> TASK PROMPT: Show every line where "that" occurs.

□ □ □ □

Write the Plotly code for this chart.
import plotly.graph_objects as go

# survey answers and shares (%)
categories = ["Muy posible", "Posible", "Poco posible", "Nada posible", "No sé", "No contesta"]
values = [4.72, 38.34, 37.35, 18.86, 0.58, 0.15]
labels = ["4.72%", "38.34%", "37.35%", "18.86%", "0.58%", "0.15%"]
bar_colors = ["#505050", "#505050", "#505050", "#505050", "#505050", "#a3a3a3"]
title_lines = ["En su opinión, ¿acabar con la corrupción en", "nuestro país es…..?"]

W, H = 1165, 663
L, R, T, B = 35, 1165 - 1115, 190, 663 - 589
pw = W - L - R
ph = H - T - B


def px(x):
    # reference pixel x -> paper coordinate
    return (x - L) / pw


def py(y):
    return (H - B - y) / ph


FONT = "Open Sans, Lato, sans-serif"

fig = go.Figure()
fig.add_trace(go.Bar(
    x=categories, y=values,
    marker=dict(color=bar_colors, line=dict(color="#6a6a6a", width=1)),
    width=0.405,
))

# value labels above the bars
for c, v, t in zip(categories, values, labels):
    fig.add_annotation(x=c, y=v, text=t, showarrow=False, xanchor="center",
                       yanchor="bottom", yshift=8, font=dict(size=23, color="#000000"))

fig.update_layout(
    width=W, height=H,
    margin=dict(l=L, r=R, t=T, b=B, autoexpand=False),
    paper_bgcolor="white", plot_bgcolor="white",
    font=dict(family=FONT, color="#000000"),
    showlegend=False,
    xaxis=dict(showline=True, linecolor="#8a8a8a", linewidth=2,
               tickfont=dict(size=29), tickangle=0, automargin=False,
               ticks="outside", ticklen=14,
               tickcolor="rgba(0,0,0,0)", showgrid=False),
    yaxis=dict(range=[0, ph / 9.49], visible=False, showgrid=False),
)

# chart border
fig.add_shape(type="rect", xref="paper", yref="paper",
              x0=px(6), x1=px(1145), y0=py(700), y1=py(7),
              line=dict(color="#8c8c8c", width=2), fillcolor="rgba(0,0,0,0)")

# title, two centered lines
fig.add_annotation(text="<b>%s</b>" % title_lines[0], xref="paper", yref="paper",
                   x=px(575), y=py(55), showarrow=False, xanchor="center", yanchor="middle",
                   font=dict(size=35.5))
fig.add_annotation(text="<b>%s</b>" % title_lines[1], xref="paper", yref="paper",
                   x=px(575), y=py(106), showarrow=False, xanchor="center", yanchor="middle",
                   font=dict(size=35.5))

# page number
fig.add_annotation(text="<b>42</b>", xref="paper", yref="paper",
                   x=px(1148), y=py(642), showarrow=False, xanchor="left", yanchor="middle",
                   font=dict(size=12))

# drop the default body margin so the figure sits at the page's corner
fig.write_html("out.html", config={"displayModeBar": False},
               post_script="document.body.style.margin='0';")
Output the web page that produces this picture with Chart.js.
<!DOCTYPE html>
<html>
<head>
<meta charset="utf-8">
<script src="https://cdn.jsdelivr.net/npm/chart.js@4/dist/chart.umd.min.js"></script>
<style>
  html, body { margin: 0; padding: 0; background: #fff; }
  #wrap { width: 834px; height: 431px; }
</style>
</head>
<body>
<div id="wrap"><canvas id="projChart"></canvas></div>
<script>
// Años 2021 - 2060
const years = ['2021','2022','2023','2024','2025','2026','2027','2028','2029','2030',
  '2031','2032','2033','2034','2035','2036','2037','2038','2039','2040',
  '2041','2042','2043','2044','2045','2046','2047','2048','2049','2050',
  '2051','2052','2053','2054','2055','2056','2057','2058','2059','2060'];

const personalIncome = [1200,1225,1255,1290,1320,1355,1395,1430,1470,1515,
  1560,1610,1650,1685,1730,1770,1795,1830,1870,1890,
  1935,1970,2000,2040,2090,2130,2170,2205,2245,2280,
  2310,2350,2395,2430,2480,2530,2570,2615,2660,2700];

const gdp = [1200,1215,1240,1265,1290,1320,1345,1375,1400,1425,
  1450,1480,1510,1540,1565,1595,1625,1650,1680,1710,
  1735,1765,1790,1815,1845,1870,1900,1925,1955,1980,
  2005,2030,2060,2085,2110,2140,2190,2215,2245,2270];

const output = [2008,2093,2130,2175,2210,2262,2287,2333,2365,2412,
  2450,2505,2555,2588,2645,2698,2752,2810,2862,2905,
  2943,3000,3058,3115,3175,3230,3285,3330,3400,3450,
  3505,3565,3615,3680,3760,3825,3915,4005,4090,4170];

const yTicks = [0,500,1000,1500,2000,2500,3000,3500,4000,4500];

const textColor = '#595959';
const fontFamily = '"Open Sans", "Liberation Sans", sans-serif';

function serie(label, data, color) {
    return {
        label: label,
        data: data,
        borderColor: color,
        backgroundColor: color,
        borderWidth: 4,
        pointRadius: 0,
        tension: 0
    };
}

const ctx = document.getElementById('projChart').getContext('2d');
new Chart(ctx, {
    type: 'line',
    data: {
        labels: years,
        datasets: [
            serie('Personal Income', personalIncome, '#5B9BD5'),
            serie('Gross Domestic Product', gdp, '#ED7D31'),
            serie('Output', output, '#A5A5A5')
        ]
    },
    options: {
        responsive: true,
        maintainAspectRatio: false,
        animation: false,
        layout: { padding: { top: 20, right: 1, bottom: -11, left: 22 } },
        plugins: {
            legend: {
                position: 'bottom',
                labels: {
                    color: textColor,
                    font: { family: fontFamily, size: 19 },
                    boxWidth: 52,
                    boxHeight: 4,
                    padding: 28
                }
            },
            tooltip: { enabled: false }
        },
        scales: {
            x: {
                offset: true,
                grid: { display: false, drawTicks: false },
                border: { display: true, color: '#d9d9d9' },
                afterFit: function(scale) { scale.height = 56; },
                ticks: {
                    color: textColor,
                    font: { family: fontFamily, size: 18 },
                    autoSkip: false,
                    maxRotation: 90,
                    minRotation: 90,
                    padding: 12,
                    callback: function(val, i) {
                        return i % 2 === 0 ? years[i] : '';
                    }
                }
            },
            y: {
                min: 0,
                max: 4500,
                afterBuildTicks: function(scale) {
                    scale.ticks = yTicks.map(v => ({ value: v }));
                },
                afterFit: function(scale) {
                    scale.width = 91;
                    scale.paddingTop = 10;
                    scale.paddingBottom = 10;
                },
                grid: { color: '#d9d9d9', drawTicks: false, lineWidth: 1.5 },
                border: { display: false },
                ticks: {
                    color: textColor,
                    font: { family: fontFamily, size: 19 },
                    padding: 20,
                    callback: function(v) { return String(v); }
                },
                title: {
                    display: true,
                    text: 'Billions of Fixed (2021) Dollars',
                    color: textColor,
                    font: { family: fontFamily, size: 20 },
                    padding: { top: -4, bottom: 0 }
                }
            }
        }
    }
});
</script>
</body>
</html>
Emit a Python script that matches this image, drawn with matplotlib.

□ □ □ □

> RESULT:
Output the web page that produces this picture with Chart.js.
Emit a Python script that matches this image, drawn with matplotlib.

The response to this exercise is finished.